Independence and Horizon are joining with 16 other Blue Cross insurers to invest a total of $55 million in a joint venture with the nonprofit generic drug firm Civica Rx, which was founded in 2018 by philanthropists and seven major hospital chains to alleviate shortages and cost of certain generics whose prices have soared in recent years.
The goal of the new venture, announced Thursday, is to expand the reach of Civica Rx, which started shipping generics late last year, from hospitals into the outpatient area.
“The generics we’re targeting are high-cost generics without an alternative. What we’re trying to do is provide an alternative that will enable consumers to have access and have it affordable,” said Maureen Sullivan, the Blue Cross Blue Shield Association’s chief strategy and innovation officer.
The average cost of a generic drug that has only one supplier increased by 371 percent from 2010 to 2017, the Blue Cross Blue Shield Association said. Among the extreme examples cited by the association were digoxin, used to treat heart conditions; albuterol sulfate, for asthma and other lung conditions; and doxycycline hyclate, an antibiotic.
Sullivan said the board of the new Civica subsidiary is being formed now and will consider over the next three to six months what drugs it will produce through Civica’s manufacturing partners or itself if necessary.
Locally, Trinity Health, ChristianaCare Health System, and St. Luke’s University Health Network are among the nearly 50 health systems that are members of Civica.
St. Luke’s, which so far has invested $2.3 million in Civic and has committed a total of $5 million, has placed orders and expects to receive its first shipment in the next couple of weeks, but it has already seen a benefit, said David Herold, senior director of business development and strategic planning.
When word got out that Civica would supply daptomycin, an antibiotic, the market responded with a price cut. “It was about a 10 to 15 % drop in price.
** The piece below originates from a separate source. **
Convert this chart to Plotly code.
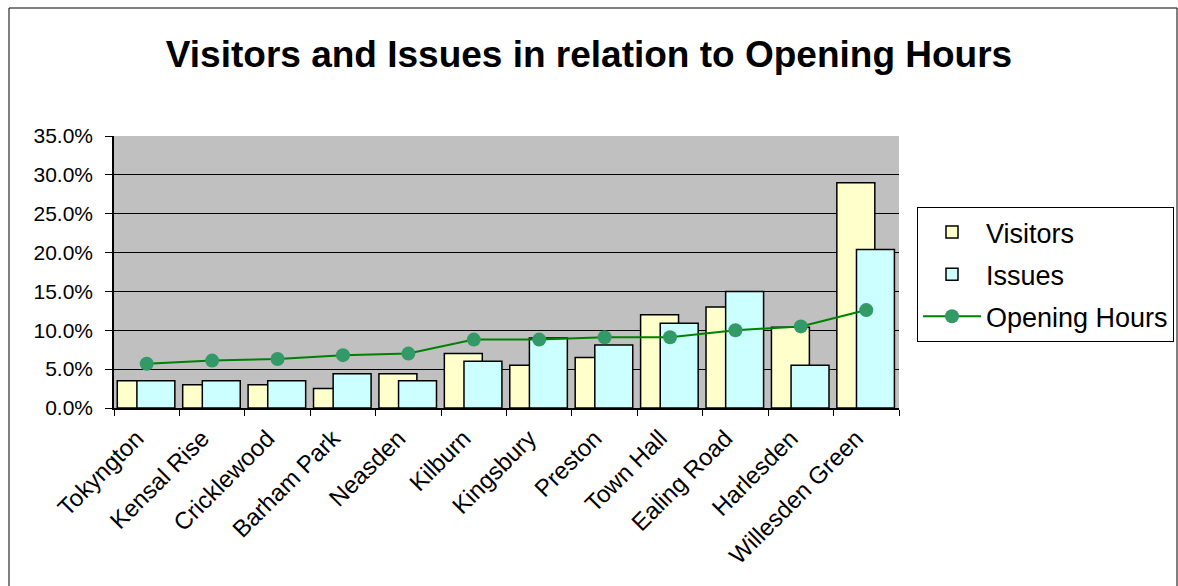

With these generic drugs, it doesn’t sound like a ton, but when you’re used to seeing them going up 20 to 30 % every year, any kind of a drop is significant,” Herold said.
Since the fall, Trinity Health Mid-Atlantic, which operates five hospitals in the Philadelphia region, has been receiving vancomycin and daptomycin, which it described as essential antibiotics that have been in short supply for several years.
“When these pharmaceuticals are the best clinical choices, we will have them — and we will not have to purchase these drugs from higher-cost suppliers or use alternative medications,” Trinity said in a statement.